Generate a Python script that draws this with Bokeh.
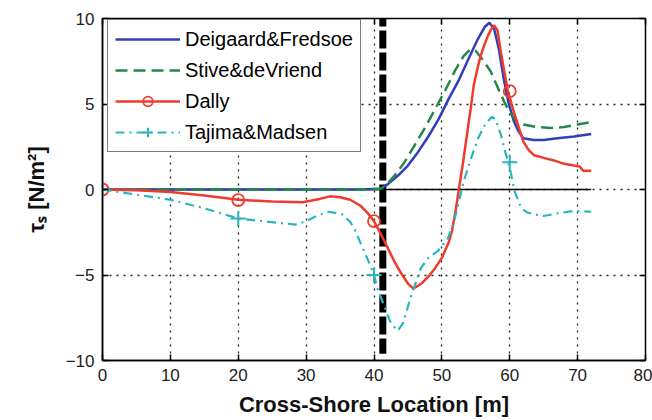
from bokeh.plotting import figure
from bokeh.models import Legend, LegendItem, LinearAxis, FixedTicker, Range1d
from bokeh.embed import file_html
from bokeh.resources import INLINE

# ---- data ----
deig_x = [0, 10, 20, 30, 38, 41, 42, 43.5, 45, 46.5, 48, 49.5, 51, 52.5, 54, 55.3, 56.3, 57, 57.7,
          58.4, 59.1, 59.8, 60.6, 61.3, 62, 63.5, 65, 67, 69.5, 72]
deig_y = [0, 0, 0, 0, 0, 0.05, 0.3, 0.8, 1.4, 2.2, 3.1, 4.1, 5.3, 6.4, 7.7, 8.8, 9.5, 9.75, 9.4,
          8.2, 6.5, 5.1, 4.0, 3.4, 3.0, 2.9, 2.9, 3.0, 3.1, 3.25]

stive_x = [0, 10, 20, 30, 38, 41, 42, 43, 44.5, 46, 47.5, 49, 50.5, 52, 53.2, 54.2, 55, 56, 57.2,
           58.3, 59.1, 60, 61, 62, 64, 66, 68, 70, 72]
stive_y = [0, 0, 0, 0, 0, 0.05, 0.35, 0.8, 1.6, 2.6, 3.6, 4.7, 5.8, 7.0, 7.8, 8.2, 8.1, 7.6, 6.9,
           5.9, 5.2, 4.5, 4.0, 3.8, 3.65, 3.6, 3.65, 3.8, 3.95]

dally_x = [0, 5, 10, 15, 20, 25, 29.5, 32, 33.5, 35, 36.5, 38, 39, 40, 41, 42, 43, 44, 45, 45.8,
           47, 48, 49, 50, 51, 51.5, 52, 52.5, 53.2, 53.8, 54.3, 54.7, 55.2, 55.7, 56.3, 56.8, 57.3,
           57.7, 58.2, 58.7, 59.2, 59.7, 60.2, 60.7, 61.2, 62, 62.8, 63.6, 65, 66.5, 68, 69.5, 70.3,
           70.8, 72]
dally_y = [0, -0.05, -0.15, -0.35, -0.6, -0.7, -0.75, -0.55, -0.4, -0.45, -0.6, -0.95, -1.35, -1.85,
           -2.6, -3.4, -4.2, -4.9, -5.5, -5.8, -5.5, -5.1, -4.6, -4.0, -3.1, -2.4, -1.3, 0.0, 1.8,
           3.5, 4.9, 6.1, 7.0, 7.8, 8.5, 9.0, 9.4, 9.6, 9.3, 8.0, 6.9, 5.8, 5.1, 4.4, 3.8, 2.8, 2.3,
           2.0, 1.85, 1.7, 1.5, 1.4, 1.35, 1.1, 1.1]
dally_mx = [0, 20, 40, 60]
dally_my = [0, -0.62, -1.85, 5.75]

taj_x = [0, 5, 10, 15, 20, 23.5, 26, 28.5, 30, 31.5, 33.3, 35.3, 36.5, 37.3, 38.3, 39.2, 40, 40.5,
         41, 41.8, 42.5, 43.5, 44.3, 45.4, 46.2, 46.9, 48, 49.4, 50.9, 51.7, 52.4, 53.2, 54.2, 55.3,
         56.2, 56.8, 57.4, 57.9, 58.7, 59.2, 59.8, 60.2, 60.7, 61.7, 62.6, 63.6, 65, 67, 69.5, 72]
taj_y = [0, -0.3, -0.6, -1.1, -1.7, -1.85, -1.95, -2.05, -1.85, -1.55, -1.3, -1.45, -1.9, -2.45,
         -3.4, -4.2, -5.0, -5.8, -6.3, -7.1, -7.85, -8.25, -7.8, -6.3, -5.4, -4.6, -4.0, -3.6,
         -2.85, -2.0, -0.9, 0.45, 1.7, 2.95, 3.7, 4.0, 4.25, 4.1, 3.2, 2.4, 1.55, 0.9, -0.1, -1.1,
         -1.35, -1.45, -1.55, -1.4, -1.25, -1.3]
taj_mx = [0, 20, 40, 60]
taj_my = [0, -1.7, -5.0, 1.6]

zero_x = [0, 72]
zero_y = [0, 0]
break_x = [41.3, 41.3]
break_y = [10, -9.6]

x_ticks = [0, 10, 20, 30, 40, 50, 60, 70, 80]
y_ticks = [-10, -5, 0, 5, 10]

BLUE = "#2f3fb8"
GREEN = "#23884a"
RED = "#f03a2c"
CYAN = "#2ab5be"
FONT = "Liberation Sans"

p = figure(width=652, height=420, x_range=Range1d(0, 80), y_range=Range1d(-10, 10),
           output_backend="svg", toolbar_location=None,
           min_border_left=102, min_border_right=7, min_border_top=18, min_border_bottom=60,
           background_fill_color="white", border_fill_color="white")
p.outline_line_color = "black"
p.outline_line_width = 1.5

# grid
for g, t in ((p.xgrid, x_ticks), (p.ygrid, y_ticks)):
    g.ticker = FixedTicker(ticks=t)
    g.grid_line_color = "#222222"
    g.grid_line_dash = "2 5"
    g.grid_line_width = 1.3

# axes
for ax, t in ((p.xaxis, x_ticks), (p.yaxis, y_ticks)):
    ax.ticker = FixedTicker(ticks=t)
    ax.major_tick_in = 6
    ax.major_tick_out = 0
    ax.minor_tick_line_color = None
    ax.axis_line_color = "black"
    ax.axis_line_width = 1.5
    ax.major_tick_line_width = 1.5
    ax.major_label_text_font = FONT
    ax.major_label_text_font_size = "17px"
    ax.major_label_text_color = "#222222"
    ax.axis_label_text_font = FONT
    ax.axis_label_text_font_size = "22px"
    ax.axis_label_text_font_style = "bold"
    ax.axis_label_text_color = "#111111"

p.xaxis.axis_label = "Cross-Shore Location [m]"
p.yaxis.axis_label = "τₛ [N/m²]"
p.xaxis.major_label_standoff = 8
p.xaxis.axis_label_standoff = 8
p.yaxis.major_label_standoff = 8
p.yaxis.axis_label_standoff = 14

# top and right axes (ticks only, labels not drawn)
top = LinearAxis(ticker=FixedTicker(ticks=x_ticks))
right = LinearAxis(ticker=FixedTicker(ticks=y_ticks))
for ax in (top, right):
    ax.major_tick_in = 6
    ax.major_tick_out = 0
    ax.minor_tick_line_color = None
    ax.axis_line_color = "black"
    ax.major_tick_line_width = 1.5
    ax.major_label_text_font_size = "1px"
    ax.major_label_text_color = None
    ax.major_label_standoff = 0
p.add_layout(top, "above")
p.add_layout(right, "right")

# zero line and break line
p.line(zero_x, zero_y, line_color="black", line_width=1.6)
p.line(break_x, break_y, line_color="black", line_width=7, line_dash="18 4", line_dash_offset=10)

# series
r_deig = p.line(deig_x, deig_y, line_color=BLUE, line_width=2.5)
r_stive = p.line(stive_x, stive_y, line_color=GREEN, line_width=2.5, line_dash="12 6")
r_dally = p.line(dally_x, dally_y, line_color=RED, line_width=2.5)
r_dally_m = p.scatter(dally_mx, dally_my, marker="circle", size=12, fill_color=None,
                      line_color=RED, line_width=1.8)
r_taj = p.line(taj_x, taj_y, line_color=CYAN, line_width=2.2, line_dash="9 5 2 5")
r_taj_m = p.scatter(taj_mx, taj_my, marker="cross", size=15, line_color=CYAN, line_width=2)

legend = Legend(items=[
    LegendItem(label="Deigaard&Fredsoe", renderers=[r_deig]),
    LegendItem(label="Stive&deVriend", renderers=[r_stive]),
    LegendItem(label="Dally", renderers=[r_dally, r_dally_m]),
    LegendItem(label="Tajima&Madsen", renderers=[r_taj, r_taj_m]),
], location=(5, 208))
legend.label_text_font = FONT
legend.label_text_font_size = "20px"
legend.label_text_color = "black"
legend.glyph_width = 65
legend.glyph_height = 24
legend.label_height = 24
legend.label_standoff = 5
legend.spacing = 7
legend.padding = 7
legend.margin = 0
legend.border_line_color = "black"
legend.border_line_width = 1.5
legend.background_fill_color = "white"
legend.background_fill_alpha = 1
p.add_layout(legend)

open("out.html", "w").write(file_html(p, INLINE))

==================================================

■ **DO THIS**:
Your task is to return the lines above, from the first one up to and including the line containing "from bokeh.resources import INLINE", minus any pictures.

■ **EXERCISE RESPONSE**:
Generate a Python script that draws this with Bokeh.
from bokeh.plotting import figure
from bokeh.models import Legend, LegendItem, LinearAxis, FixedTicker, Range1d
from bokeh.embed import file_html
from bokeh.resources import INLINE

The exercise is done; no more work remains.